Andrew zwraca ponadto uwagę, że do bańki mogło się też przyczynić ustabilizowanie sytuacji politycznej w Ulsterze w okolicach roku 2005.   

Wszystko to prawda. Spekulacja dla banków irlandzkich, a właściwie dla irlandzkich podatników skończyła się nieprzyjemnie. Bail-out kosztował dziesiątki miliardów euro. Ogłoszenie w 2005 roku przez IRA końca walki zbrojnej też na pewno pomogło rynkowi nieruchomości. Ale Andrew zapomniał wspomnieć o jeszcze jednym czynniku - demografii:

Jak widać populacja Ulsteru w ciągu 10 lat zwiększyła się o 7% - to tak jakby do Polski przyjechało 2,8 mln ludzi. Spekuła miała więc na czym żerować... Ciekawostka: język polski jest już na drugim miejscu w Irlandii Północnej pod względem liczby użytkowników:  


W 2012 r. w Ulsterze było jeszcze ponad 5000 pustych domów, które pozostały po pęknięciu bańki. Istnieją tam całe osiedla duchów, gdzie pojedynczy ludzie mieszkają wśród niedokończonych domów, bez żadnej infrastruktury, dróg itd. Możecie na ten temat przeczytać np. tutaj.
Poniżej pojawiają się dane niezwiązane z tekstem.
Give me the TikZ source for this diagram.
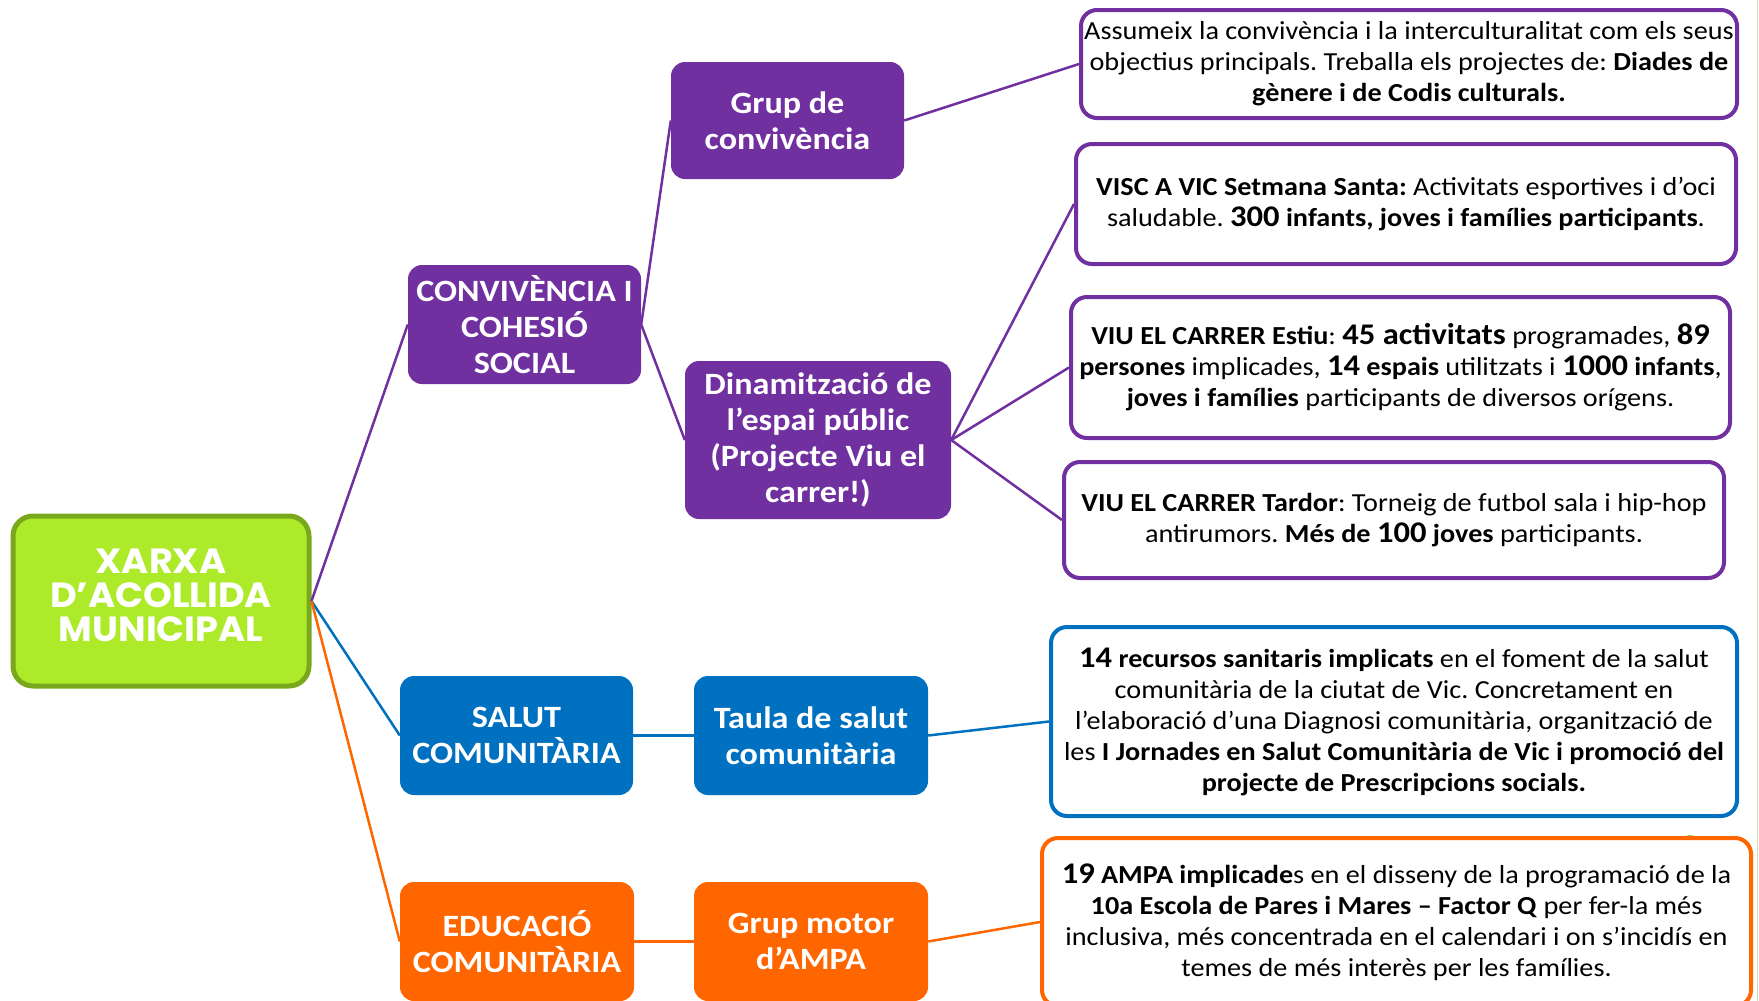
\documentclass[tikz,border=0pt]{standalone}
\usepackage{fontspec}
\setmainfont{Carlito}[FakeStretch=1.085]
\newfontfamily\catfont{Carlito}[FakeStretch=1.1]
\newfontfamily\rootfont{Poppins}[FakeStretch=1.05]
\definecolor{cpurple}{HTML}{7030A0}
\definecolor{cblue}{HTML}{0070C0}
\definecolor{corange}{HTML}{FF6600}
\definecolor{cgreen}{HTML}{ADEA2A}
\definecolor{cgreendark}{HTML}{7AA81C}
\definecolor{cpale}{HTML}{C8E2A8}
\definecolor{cbump}{HTML}{9ACD32}
\newcommand\bignum[1]{{\fontsize{30}{31}\selectfont #1}}
\tikzset{
  catbox/.style={rounded corners=14pt, fill=#1, text=white, align=center,
    inner sep=0pt, font=\catfont\bfseries\fontsize{31}{36}\selectfont},
  infobox/.style={draw=#1, line width=4pt, rounded corners=16pt, fill=white,
    text=black, align=center, inner sep=0pt, font=\fontsize{26}{31}\selectfont},
  link/.style={draw=#1, line width=2.5pt},
}
\begin{document}
\frenchspacing
\begin{tikzpicture}[x=1pt,y=-1pt]
\useasboundingbox (0,0) rectangle (1759,1001);
\clip (0,0) rectangle (1759,1001);
% stray background decorations
\draw[cpale, line width=1.5pt] (1757.5,0) -- (1757.5,1001);
\fill[cbump] (1690,846) circle (11);
% root
\node[rounded corners=20pt, fill=cgreen, draw=cgreendark, line width=5pt,
  minimum width=296pt, minimum height=170pt, inner sep=0pt, text=white, align=center]
  (root) at (161,601) {};
\node[text=white, align=center, inner sep=0pt,
  font=\rootfont\bfseries\fontsize{35}{34}\selectfont] (roottext) at (161,595)
  {XARXA\\D’ACOLLIDA\\MUNICIPAL};
% categories
\node[catbox=cpurple, minimum width=233pt, minimum height=119pt] (conv) at (524.5,324.5)
  {CONVIVÈNCIA I\\COHESIÓ\\SOCIAL};
\node[catbox=cpurple, minimum width=233pt, minimum height=117pt] (grup) at (787.5,120.5)
  {Grup de\\convivència};
\node[catbox=cpurple, minimum width=266pt, minimum height=158pt] (dina) at (818,440)
  {Dinamització de\\l’espai públic\\(Projecte Viu el\\carrer!)};
\node[catbox=cblue, minimum width=233pt, minimum height=119pt] (salut) at (516.5,735.5)
  {SALUT\\COMUNITÀRIA};
\node[catbox=cblue, minimum width=234pt, minimum height=119pt] (taula) at (811,735.5)
  {Taula de salut\\comunitària};
\node[catbox=corange, minimum width=234pt, minimum height=119pt] (educ) at (517,941.5)
  {EDUCACIÓ\\COMUNITÀRIA};
\node[catbox=corange, minimum width=234pt, minimum height=119pt] (motor) at (811,941.5)
  {Grup motor\\d’AMPA};
% info boxes
\node[infobox=cpurple, minimum width=656pt, minimum height=108pt] (ia) at (1409,64)
  {Assumeix la convivència i la interculturalitat com els seus\\
   objectius principals. Treballa els projectes de: \textbf{Diades de}\\
   \textbf{gènere i de Codis culturals.}};
\node[infobox=cpurple, minimum width=660pt, minimum height=120pt] (ib) at (1406,204)
  {\textbf{VISC A VIC Setmana Santa:} Activitats esportives i d’oci\\
   saludable. \textbf{\bignum{300} infants, joves i famílies participants}.};
\node[infobox=cpurple, minimum width=659pt, minimum height=141pt] (ic) at (1400.5,367.5)
  {\textbf{VIU EL CARRER Estiu}: \textbf{\bignum{45 activitats}} programades, \textbf{\bignum{89}}\\
   \textbf{persones} implicades, \textbf{\bignum{14} espais} utilitzats i \textbf{\bignum{1000} infants},\\
   \textbf{joves i famílies} participants de diversos orígens.};
\node[infobox=cpurple, minimum width=660pt, minimum height=116pt] (id) at (1394,520)
  {\textbf{VIU EL CARRER Tardor}: Torneig de futbol sala i hip-hop\\
   antirumors. \textbf{Més de \bignum{100} joves} participants.};
\node[infobox=cblue, minimum width=686pt, minimum height=189pt] (ie) at (1394,721.5)
  {\textbf{\bignum{14} recursos sanitaris implicats} en el foment de la salut\\
   comunitària de la ciutat de Vic. Concretament en\\
   l’elaboració d’una Diagnosi comunitària, organització de\\
   les \textbf{I Jornades en Salut Comunitària de Vic i promoció del}\\
   \textbf{projecte de Prescripcions socials.}};
\node[infobox=corange, minimum width=709pt, minimum height=168pt] (if) at (1396.5,922)
  {\textbf{\bignum{19} AMPA implicade}s en el disseny de la programació de la\\
   \textbf{10a Escola de Pares i Mares – Factor Q} per fer-la més\\
   inclusiva, més concentrada en el calendari i on s’incidís en\\
   temes de més interès per les famílies.};
% connectors
\draw[link=cpurple] (root.east) -- (conv.west);
\draw[link=cblue] (root.east) -- (salut.west);
\draw[link=corange] (root.east) -- (educ.west);
\draw[link=cpurple] (conv.east) -- (grup.west);
\draw[link=cpurple] (conv.east) -- (dina.west);
\draw[link=cpurple] (grup.east) -- (ia.west);
\draw[link=cpurple] (dina.east) -- (ib.west);
\draw[link=cpurple] (dina.east) -- (ic.west);
\draw[link=cpurple] (dina.east) -- (id.west);
\draw[link=cblue] (salut.east) -- (taula.west);
\draw[link=cblue] (taula.east) -- (ie.west);
\draw[link=corange] (educ.east) -- (motor.west);
\draw[link=corange] (motor.east) -- (if.west);
\end{tikzpicture}
\end{document}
O tym jak mocny był atak kapitału spekulacyjnego świadczy fakt, że ceny w tym regionie przestały gwałtownie maleć dopiero niedawno, mimo że populacja po 2011 r. powoli, ale jednak się zwiększała i obecnie wynosi 1 840 359 osób.   

Kończę te zagraniczne wojaże z nadzieją, że ktoś z Czytelników mieszkający w tamtych rejonach odezwie się w komentarzach i doda coś interesującego. Miłej majówki...

... i dzięki za przeczytanie.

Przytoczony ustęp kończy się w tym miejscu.